The Air Navigation’s announcement of an intended 30 percent cost increase beginning in 2015 immediately evoked sharp protest by the airline association BDF that speaks of a shameless and completely superfluous step that thwarts an existing EU decision. "Since years, the European Union insists that air navigation costs imposed by the EU member states have to be reduced instead of increased,” said a dismayed BDF CEO Michael Engel. Turning towards the Berlin Grand Coalition of Conservatives and Social Democrats he went on to say: “As owner of the national traffic control services the federal government must now ensure that this exorbitant cost rise that damages the aviation industry severely is averted."

Slap in Brussels’ face
The announcement made by the air navigators is in stark contradiction to the coalition agreement in which the federal government has agreed to strengthen the air traffic sector and to implement the EU guidelines to lower costs. Only last February, Germany together with other EU member states had agreed to reduce those charges. Therefore, the shocking intention announced by the BAF to sharply increase the navigation fees for airlines is more than surprising and a slap in Brussels’ face.  As the DFS argues, the upping of fees for navigation services is indispensible for guaranteeing pension payments for their staff. In a 1993 attempt to privatize the DFS the government had shifted the pension responsibility from the state to the DFS. Ever since, the German air navigation authority is responsible for filling this pot from its own financial resources – in contrast to state-run air traffic control bodies in other EU member states.
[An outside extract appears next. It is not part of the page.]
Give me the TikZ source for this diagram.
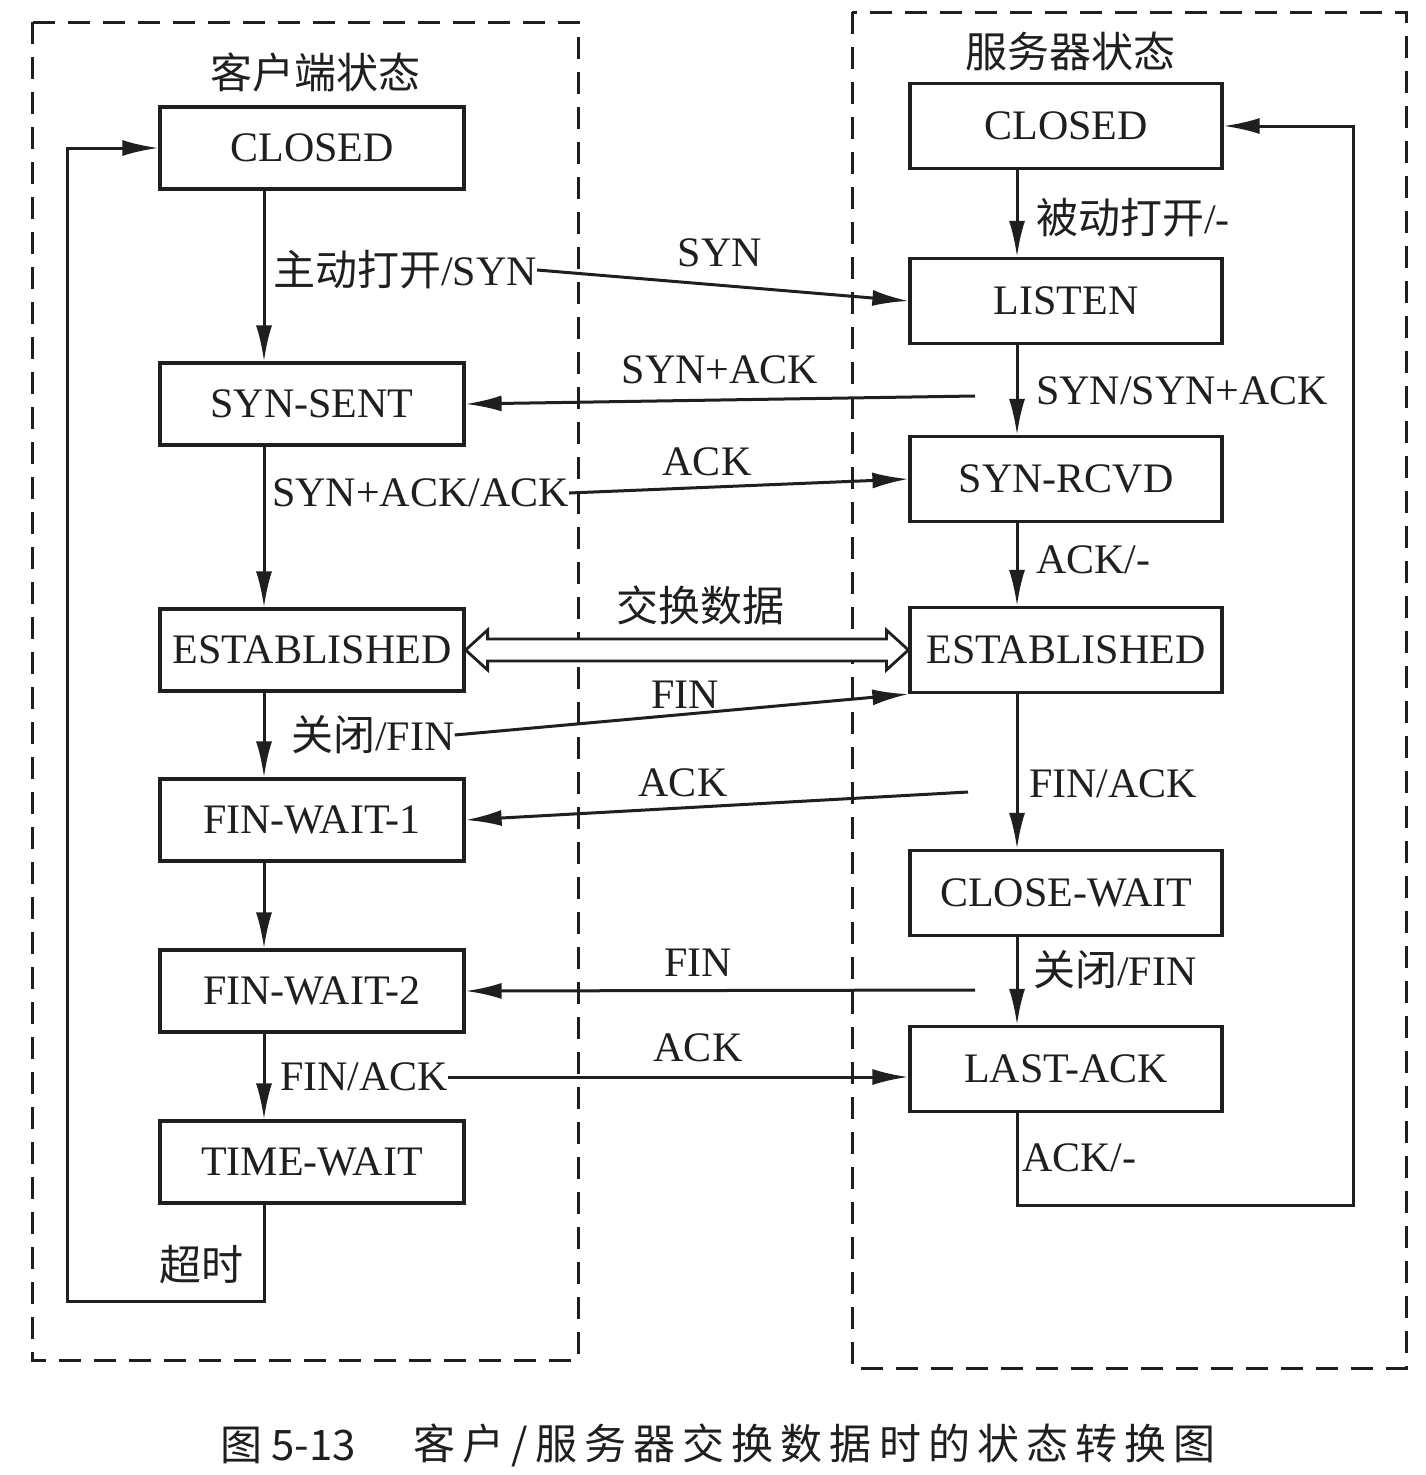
\documentclass[tikz,border=0pt]{standalone}
\usepackage{fontspec}
\setmainfont{Liberation Serif}
\newfontfamily\cjk{Noto Sans CJK SC}
\newfontfamily\cjkls[LetterSpace=17]{Noto Sans CJK SC}
\usetikzlibrary{arrows.meta,calc}
\begin{document}
\begin{tikzpicture}[x=1pt,y=-1pt,
  every node/.style={font=\fontsize{42}{50}\selectfont, text=black!88},
  state/.style={draw=black!88, line width=3.2pt, minimum width=304pt, minimum height=82pt, inner sep=0pt},
  rstate/.style={state, minimum width=312pt, minimum height=85pt},
  lab/.style={inner sep=0pt, anchor=west},
  ctr/.style={inner sep=0pt},
  ln/.style={draw=black!88, line width=3pt},
  arr/.style={ln, -{Latex[length=36pt,width=16pt]}},
  region/.style={draw=black!88, line width=3pt, dash pattern=on 22pt off 13pt}]
\useasboundingbox (0,0) rectangle (1426,1475);
\fill[white] (0,0) rectangle (1426,1475);

% dashed regions
\draw[region] (32,22) rectangle (578,1360);
\draw[region] (852,12) rectangle (1406,1368);

% helper coordinates
\coordinate (lx) at (264,0);
\coordinate (rx) at (1017,0);
\coordinate (lb) at (67,1301);
\coordinate (rb) at (1353,1205);
\coordinate (r1) at (975,396);
\coordinate (r2) at (968,792);
\coordinate (r3) at (975,990);

% titles
\node[ctr] (t1) at (315,72) {\cjk 客户端状态};
\node[ctr] (t2) at (1070,51) {\cjk 服务器状态};

% client states
\node[state] (lclosed) at (312,148) {CLOSED};
\node[state] (lsent) at (312,404) {SYN-SENT};
\node[state] (lest) at (312,650) {ESTABLISHED};
\node[state] (lfw1) at (312,820) {FIN-WAIT-1};
\node[state] (lfw2) at (312,991) {FIN-WAIT-2};
\node[state] (ltw) at (312,1162) {TIME-WAIT};

% server states
\node[rstate] (rclosed) at (1066,126) {CLOSED};
\node[rstate] (rlisten) at (1066,301) {LISTEN};
\node[rstate] (rrcvd) at (1066,479) {SYN-RCVD};
\node[rstate] (rest) at (1066,650) {ESTABLISHED};
\node[rstate] (rcw) at (1066,893) {CLOSE-WAIT};
\node[rstate] (rla) at (1066,1069) {LAST-ACK};

% client vertical transitions
\draw[arr] (lclosed.south -| lx) -- (lsent.north -| lx);
\draw[arr] (lsent.south -| lx) -- (lest.north -| lx);
\draw[arr] (lest.south -| lx) -- (lfw1.north -| lx);
\draw[arr] (lfw1.south -| lx) -- (lfw2.north -| lx);
\draw[arr] (lfw2.south -| lx) -- (ltw.north -| lx);
\draw[arr] (ltw.south -| lx) |- (lb) |- (lclosed.west);

% server vertical transitions
\draw[arr] (rclosed.south -| rx) -- (rlisten.north -| rx);
\draw[arr] (rlisten.south -| rx) -- (rrcvd.north -| rx);
\draw[arr] (rrcvd.south -| rx) -- (rest.north -| rx);
\draw[arr] (rest.south -| rx) -- (rcw.north -| rx);
\draw[arr] (rcw.south -| rx) -- (rla.north -| rx);
\draw[arr] (rla.south -| rx) |- (rb) |- (rclosed.east);

% client labels
\node[lab] (a1) at (273,270) {{\cjk 主动打开}/SYN};
\node[lab] (a2) at (272,493) {SYN+ACK/ACK};
\node[lab] (a3) at (291,735) {{\cjk 关闭}/FIN};
\node[lab] (a4) at (280,1077) {FIN/ACK};
\node[ctr] (a5) at (201,1265) {\cjk 超时};

% server labels
\node[lab] (b1) at (1036,218) {{\cjk 被动打开}/-};
\node[lab] (b2) at (1036,391) {SYN/SYN+ACK};
\node[lab] (b3) at (1036,560) {ACK/-};
\node[lab] (b4) at (1029,784) {FIN/ACK};
\node[lab] (b5) at (1033,970) {{\cjk 关闭}/FIN};
\node[lab] (b6) at (1022,1158) {ACK/-};

% message labels
\node[ctr] (m1) at (720,253) {SYN};
\node[ctr] (m2) at (720,370) {SYN+ACK};
\node[ctr] (m3) at (707,462) {ACK};
\node[ctr] (m4) at (700,605) {\cjk 交换数据};
\node[ctr] (m5) at (685,695) {FIN};
\node[ctr] (m6) at (683,783) {ACK};
\node[ctr] (m7) at (698,963) {FIN};
\node[ctr] (m8) at (698,1048) {ACK};

% messages
\draw[arr] (a1.east) -- (rlisten.west);
\draw[arr] (r1) -- (lsent.east);
\draw[arr] (a2.east) -- (rrcvd.west);
\draw[arr] (a3.east) -- (rest.south west);
\draw[arr] (r2) -- (lfw1.east);
\draw[arr] (r3) -- (lfw2.east);
\draw[arr] (a4.east) -- (a4.east -| rla.west);

% data exchange hollow double arrow
\draw[ln, line width=2.8pt, fill=white]
  (lest.east) -- ($(lest.east)+(22,-20)$) -- ($(lest.east)+(22,-11)$)
  -- ($(rest.west)+(-22,-11)$) -- ($(rest.west)+(-22,-20)$) -- (rest.west)
  -- ($(rest.west)+(-22,20)$) -- ($(rest.west)+(-22,11)$)
  -- ($(lest.east)+(22,11)$) -- ($(lest.east)+(22,20)$) -- cycle;

% caption
\node[lab] (c1) at (220,1445) {\cjk 图 5-13};
\node[lab] (c2) at (413,1445) {\cjkls 客户/服务器交换数据时的状态转换图};
\end{tikzpicture}
\end{document}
A further step to harm carriers States Engel: "If this announcement becomes reality, the airlines in Germany would pay the most expensive route charges in any of the EU countries.” This is another step to significantly harm the national aviation sector, he warns.
The BDF-Airlines will now call upon the government to ensure the implementation of its own decision and to prevent that the already critically high charges imposed on passenger and cargo airlines are not increased again. Should the Berlin rulers don’t stop BAF’s intend and remain passive, German carriers will lose further ground to their international competitors, fears the airline association BDF.